[BEGIN DATA FOR THIS EXERCISE]
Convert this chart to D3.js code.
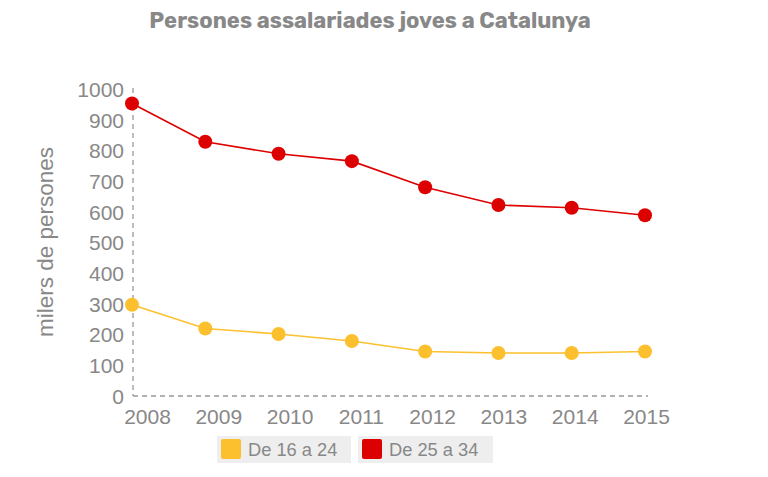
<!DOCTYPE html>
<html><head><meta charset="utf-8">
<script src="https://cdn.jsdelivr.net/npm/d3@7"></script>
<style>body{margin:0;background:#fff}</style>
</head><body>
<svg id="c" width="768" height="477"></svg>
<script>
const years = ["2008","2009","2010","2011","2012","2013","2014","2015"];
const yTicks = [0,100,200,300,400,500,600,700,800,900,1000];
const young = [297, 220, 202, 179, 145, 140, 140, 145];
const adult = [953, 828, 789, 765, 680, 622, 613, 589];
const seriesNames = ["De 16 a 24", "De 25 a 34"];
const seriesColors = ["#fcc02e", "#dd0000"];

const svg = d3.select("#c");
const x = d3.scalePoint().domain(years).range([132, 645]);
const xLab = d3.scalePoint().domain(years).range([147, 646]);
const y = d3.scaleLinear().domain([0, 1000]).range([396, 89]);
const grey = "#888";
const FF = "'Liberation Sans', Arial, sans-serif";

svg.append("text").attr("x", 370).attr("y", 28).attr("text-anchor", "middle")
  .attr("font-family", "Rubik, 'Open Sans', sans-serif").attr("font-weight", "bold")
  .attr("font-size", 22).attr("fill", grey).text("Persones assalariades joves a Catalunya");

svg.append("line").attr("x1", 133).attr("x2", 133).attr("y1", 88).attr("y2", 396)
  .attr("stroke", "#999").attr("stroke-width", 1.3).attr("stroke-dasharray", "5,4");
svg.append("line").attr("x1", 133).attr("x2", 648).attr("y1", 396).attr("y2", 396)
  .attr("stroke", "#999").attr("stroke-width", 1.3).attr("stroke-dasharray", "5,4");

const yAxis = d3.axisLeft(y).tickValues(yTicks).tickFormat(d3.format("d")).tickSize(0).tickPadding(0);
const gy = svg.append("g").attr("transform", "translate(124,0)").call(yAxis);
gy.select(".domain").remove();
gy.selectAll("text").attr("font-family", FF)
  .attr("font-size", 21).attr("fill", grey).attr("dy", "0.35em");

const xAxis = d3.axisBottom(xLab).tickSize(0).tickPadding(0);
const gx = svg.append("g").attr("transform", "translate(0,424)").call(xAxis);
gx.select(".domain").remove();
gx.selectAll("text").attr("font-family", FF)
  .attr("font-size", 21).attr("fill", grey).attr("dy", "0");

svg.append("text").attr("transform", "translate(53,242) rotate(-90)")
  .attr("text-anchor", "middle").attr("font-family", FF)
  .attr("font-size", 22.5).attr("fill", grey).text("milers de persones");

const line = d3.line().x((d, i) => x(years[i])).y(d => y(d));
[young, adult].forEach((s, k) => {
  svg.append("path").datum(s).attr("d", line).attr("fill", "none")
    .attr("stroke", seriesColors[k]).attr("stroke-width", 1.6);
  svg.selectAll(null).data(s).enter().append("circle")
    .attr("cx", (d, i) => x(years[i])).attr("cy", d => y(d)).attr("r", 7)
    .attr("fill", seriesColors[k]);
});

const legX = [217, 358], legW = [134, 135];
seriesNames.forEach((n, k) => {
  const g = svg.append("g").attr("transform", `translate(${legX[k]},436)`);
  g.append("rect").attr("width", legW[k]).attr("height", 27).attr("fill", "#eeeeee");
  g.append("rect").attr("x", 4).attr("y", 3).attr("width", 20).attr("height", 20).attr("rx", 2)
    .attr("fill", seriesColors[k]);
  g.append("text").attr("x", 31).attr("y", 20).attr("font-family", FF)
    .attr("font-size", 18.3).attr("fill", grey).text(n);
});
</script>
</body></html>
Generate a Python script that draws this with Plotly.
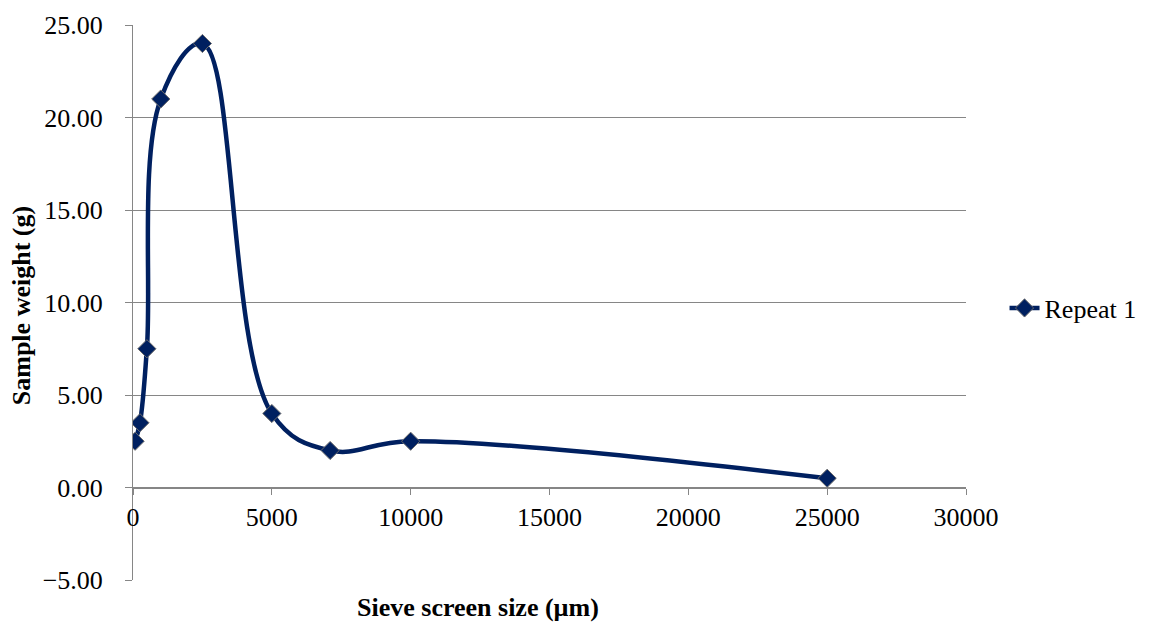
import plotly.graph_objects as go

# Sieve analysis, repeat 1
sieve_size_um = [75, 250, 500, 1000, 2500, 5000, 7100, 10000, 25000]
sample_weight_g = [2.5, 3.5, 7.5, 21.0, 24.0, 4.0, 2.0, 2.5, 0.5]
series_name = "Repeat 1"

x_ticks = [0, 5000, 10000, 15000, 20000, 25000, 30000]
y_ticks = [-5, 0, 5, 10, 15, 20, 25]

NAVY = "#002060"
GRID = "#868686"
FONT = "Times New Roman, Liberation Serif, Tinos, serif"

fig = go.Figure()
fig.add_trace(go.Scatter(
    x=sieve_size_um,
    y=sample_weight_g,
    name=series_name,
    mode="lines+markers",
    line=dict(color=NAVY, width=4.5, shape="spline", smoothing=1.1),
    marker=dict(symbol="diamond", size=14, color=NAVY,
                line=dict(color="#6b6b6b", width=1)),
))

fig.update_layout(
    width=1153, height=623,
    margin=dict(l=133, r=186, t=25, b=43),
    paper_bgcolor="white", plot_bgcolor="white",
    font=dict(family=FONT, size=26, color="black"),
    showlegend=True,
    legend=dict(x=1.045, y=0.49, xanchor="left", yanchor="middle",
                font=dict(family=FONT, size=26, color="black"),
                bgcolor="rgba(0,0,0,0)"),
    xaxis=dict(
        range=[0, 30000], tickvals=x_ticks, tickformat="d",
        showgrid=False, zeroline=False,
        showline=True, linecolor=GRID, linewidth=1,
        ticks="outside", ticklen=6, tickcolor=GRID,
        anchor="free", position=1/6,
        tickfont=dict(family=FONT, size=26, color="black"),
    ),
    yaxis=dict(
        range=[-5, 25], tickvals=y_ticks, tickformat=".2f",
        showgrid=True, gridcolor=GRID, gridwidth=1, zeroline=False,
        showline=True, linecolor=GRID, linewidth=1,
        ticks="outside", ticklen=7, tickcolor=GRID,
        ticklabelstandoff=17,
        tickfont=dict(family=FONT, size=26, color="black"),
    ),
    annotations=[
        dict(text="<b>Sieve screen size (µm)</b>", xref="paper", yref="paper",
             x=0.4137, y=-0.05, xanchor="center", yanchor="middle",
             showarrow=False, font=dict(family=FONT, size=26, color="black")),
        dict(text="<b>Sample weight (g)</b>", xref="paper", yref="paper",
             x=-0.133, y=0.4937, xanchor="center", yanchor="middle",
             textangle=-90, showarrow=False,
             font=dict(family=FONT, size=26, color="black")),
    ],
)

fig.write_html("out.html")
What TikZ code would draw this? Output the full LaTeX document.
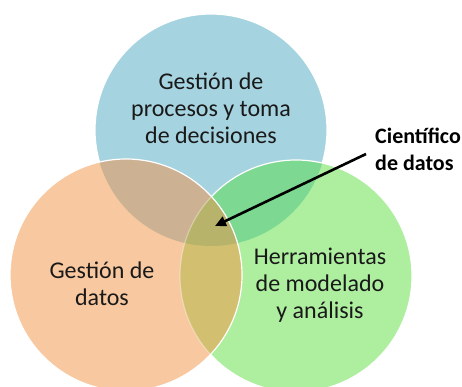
[END DATA FOR THIS EXERCISE]
[BEGIN DATA FOR THIS EXERCISE]
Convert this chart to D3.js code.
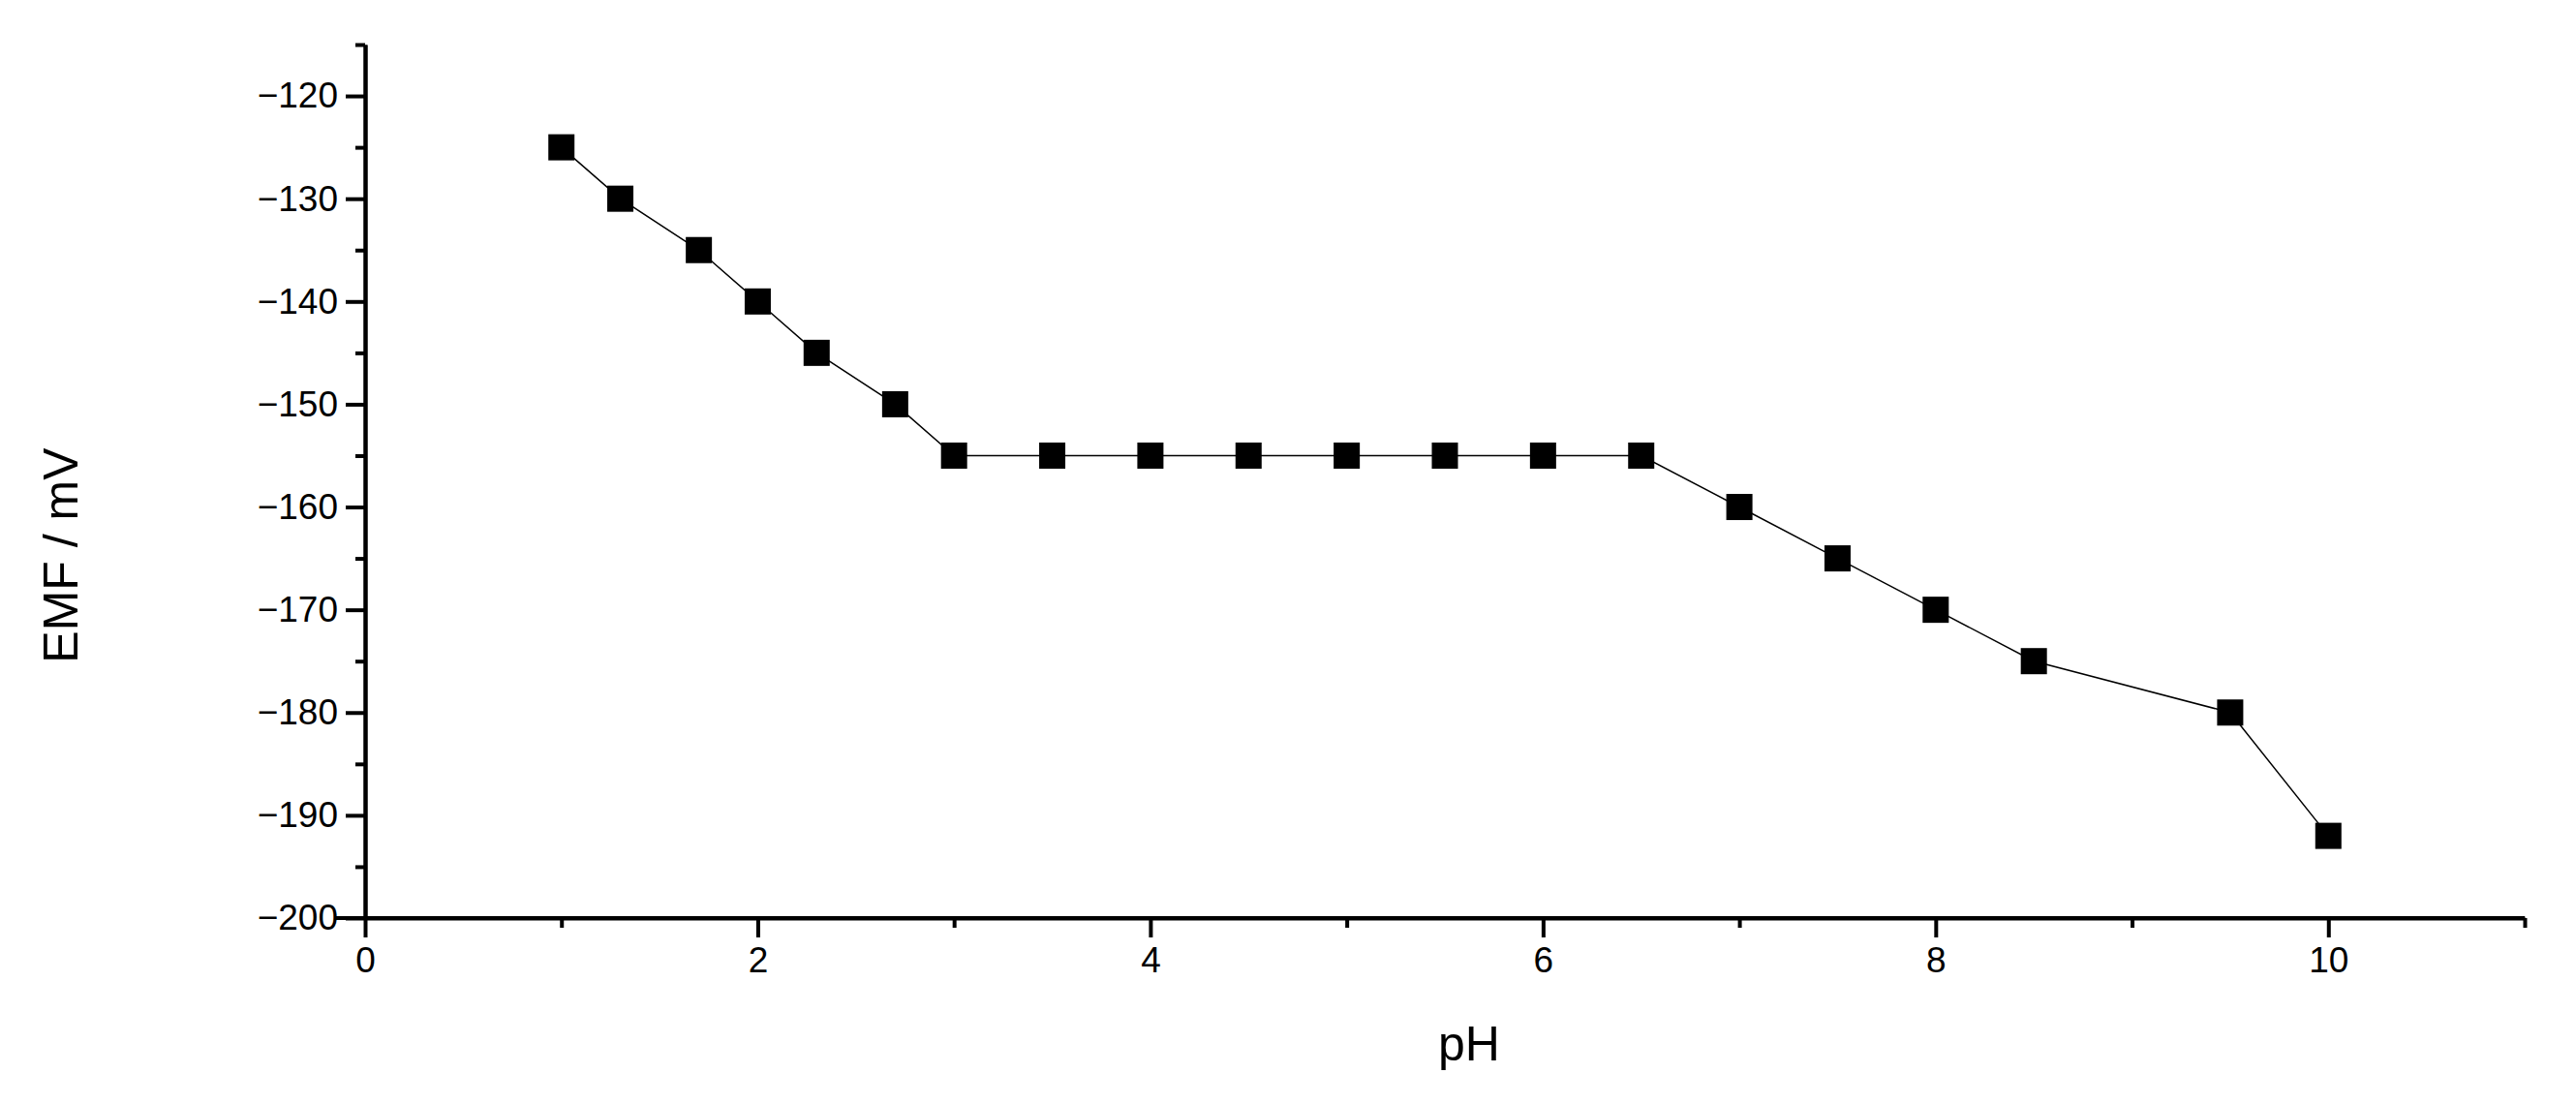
[END DATA FOR THIS EXERCISE]
# [WORK INSTRUCTIONS]
Pull out each line of the listing that holds the string "script".

# [REPLY]
<script src="https://cdn.jsdelivr.net/npm/d3@7"></script>
<script>
</script>
Generate a Python script that draws this with Plotly.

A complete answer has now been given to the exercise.